# Finding Work In Palma



## Molly Banner (Apr 24, 2010)

Hi my partner and I are flying to Palma in a few weeks to try and find work on super yachts.

We're both have our Offshore Yachtmasters and STCW-95 and have 7 years experience in Australia but aren't sure how to go about finding employment over there.

Could anyone please tell me of cheap accommodation close to the boats or a good place to base ourselves while dockwalking for work.
Also just as importantly, a good bar to meet crew also in the industry!
Any help would be greatly appreciated!!!

Thanks Molly


----------



## jojo (Sep 20, 2007)

Molly Banner said:


> Hi my partner and I are flying to Palma in a few weeks to try and find work on super yachts.
> 
> We're both have our Offshore Yachtmasters and STCW-95 and have 7 years experience in Australia but aren't sure how to go about finding employment over there.
> 
> ...


I'm not sure if anyone can help you here?? Cheap accommodation in Palma isnt going to be easy - apart from some of the big hotels who may have spare rooms to offer??? As for work, could you not find out more from your yachting contacts in Oz???

My husbands company occasionally works on super yachts installing multi media stuff, but he gets his work from referrals.

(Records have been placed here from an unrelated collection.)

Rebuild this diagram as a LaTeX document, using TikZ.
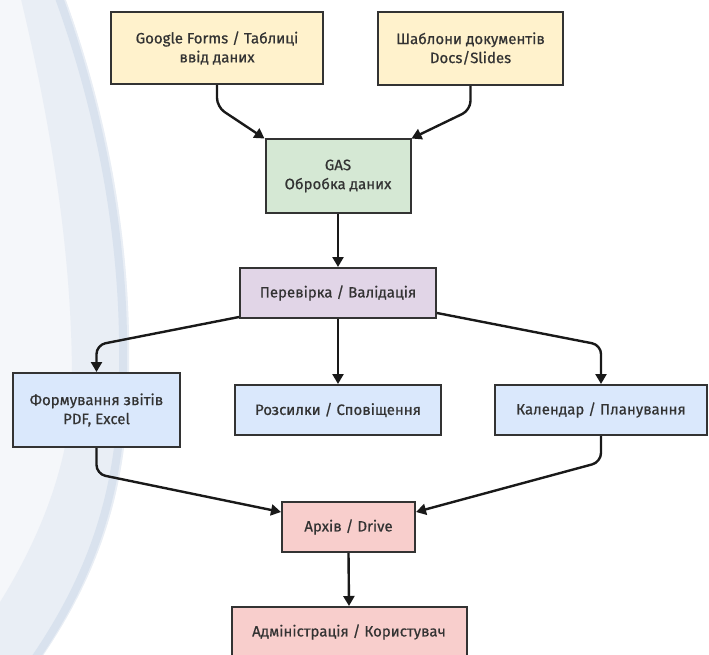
\documentclass[tikz,border=0pt]{standalone}
\usepackage{fontspec}
\setmainfont{Fira Sans}
\newfontfamily\boxfont{Fira Sans}[FakeBold=0.6]
\usetikzlibrary{arrows.meta}
\definecolor{txt}{HTML}{333333}
\definecolor{edge}{HTML}{333333}
\definecolor{cyel}{HTML}{FFF2CC}
\definecolor{cgrn}{HTML}{D5E8D4}
\definecolor{cpur}{HTML}{E1D5E7}
\definecolor{cblu}{HTML}{DAE8FC}
\definecolor{cred}{HTML}{F8CECC}
\definecolor{bgA}{HTML}{F5F7FA}
\definecolor{bgB}{HTML}{E9EEF5}
\definecolor{bgC}{HTML}{D9E2EE}
\tikzset{
  box/.style={draw=edge, line width=2pt, minimum width=#1, inner sep=0pt,
    align=center, text=txt, font=\boxfont\fontsize{15}{19}\selectfont},
  conn/.style={draw=black!90, line width=2.4pt, rounded corners=9pt,
    -{Triangle[length=10pt,width=11pt]}},
}
\begin{document}
\begin{tikzpicture}[x=1pt,y=-1pt]
\useasboundingbox (0,0) rectangle (709,655);
\begin{scope}
\clip (0,0) rectangle (709,655);
% background decoration
\fill[bgA] (-5,-5) -- (64,-5) .. controls (110,120) and (135,260) .. (128,400)
  .. controls (124,500) and (95,580) .. (40,660) -- (-5,660) -- cycle;
\fill[bgB] (20,-5) -- (64,-5) .. controls (110,120) and (135,260) .. (128,400)
  .. controls (124,500) and (95,580) .. (40,660) -- (-5,660) -- (-5,610)
  .. controls (40,540) and (72,460) .. (72,380)
  .. controls (72,250) and (50,120) .. (20,-5) -- cycle;
\draw[bgC, line width=8pt] (58,-5) .. controls (104,120) and (129,260) .. (122,400)
  .. controls (118,500) and (89,580) .. (34,660);
% nodes
\node[box=212pt, minimum height=72pt, fill=cyel] (gf) at (217,48) {Google Forms / Таблиці\\ввід даних};
\node[box=185pt, minimum height=73pt, fill=cyel] (sh) at (470.5,48.5) {Шаблони документів\\Docs/Slides};
\node[box=145pt, minimum height=73pt, fill=cgrn] (gas) at (338,176) {GAS\\Обробка даних};
\node[box=196pt, minimum height=50pt, fill=cpur] (per) at (338,293) {Перевірка / Валідація};
\node[box=167pt, minimum height=74pt, fill=cblu] (form) at (96.5,410) {Формування звітів\\PDF, Excel};
\node[box=206pt, minimum height=50pt, fill=cblu] (roz) at (338,410) {Розсилки / Сповіщення};
\node[box=212pt, minimum height=50pt, fill=cblu] (kal) at (601,410) {Календар / Планування};
\node[box=133pt, minimum height=50pt, fill=cred] (arch) at (348.5,527) {Архів / Drive};
\node[box=235pt, minimum height=50pt, fill=cred] (adm) at (349,632) {Адміністрація / Користувач};
% connectors
\draw[conn] (gf.south) -- ++(0,22) -- (gas.north west);
\draw[conn] (sh.south) -- ++(0,24) -- (gas.north east);
\draw[conn] (gas.south) -- (per.north);
\draw[conn] ([yshift=2pt]per.south west) -- (form.north |- 0,345) -- (form.north);
\draw[conn] (per.south) -- (roz.north);
\draw[conn] ([yshift=6pt]per.south east) -- (kal.north |- 0,345) -- (kal.north);
\draw[conn] (form.south) -- ++(0,26) -- ([yshift=15pt]arch.west);
\draw[conn] (kal.south) -- ++(0,26) -- ([yshift=15pt]arch.east);
\draw[conn] (arch.south) -- (adm.north);
\end{scope}
\end{tikzpicture}
\end{document}
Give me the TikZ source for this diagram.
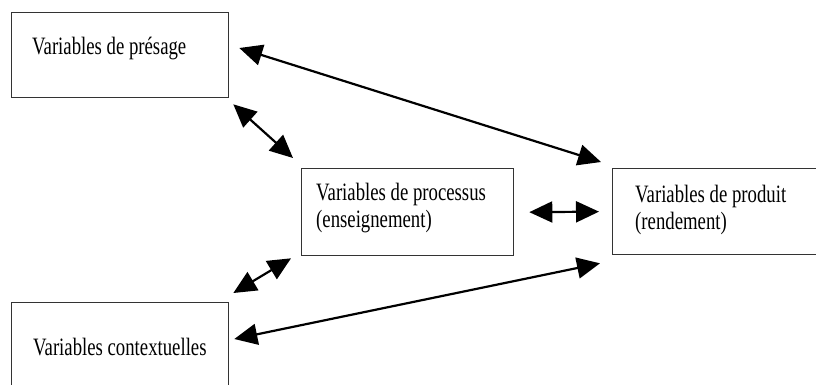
\documentclass[tikz,border=0pt]{standalone}
\usepackage{fontspec}
\setmainfont{Liberation Serif}[FakeStretch=0.75]
\usetikzlibrary{arrows.meta}

\begin{document}
\begin{tikzpicture}[x=1pt,y=-1pt,
	boite/.style={draw=black!80,line width=1.3pt,anchor=north west,inner sep=0pt},
	texte/.style={anchor=base west,inner sep=0pt,align=left,font=\fontsize{25}{27}\selectfont},
	lien/.style={line width=2.2pt,{Triangle[length=23pt,width=21pt]}-{Triangle[length=23pt,width=21pt]}}]
\useasboundingbox (0,0) rectangle (816,384);
\clip (0,0) rectangle (816,384);
% boites
\node[boite,minimum width=217pt,minimum height=85pt] (presage) at (11,12) {};
\node[boite,minimum width=212pt,minimum height=87pt] (processus) at (301,168) {};
\node[boite,minimum width=230pt,minimum height=86pt] (produit) at (612,168) {};
\node[boite,minimum width=217pt,minimum height=100pt] (contexte) at (11,302) {};
% textes (base = derniere ligne)
\node[texte] (presage-t) at ([shift={(21,42)}]presage.north west) {Variables de présage};
\node[texte] (processus-t) at ([shift={(15,59)}]processus.north west) {Variables de processus\\(enseignement)};
\node[texte] (produit-t) at ([shift={(23,61)}]produit.north west) {Variables de produit\\(rendement)};
\node[texte] (contexte-t) at ([shift={(22,53)}]contexte.north west) {Variables contextuelles};
% fleches
\draw[lien] ([shift={(10,36)}]presage.north east) -- ([shift={(-11,-6)}]produit.north west);
\draw[lien] ([shift={(4,6)}]presage.south east) -- ([shift={(-8,-10)}]processus.north west);
\draw[lien] ([shift={(15,0)}]processus.east) -- ([shift={(-13,0)}]produit.west);
\draw[lien] ([shift={(4,-9)}]contexte.north east) -- ([shift={(-10,2)}]processus.south west);
\draw[lien] ([shift={(5,37)}]contexte.north east) -- ([shift={(-12,8)}]produit.south west);
\end{tikzpicture}
\end{document}
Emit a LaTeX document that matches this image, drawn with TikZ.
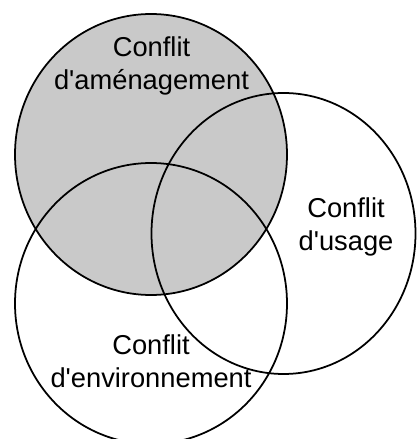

In fact fairly recently they were working on a super yacht that was owned by an Australian chap, built in Cornwall, England and they then had to more or less follow the yacht around the world to work on it - it was based in Palma for a while? Can you not get work on a yacht in Australia and travel with it?? 

Sorry if thats not very helpful, but its not an easy one unless you know all the "ins and outs"!! I'm not sure if you'd need a visa of some kind either??

Jo xxx


----------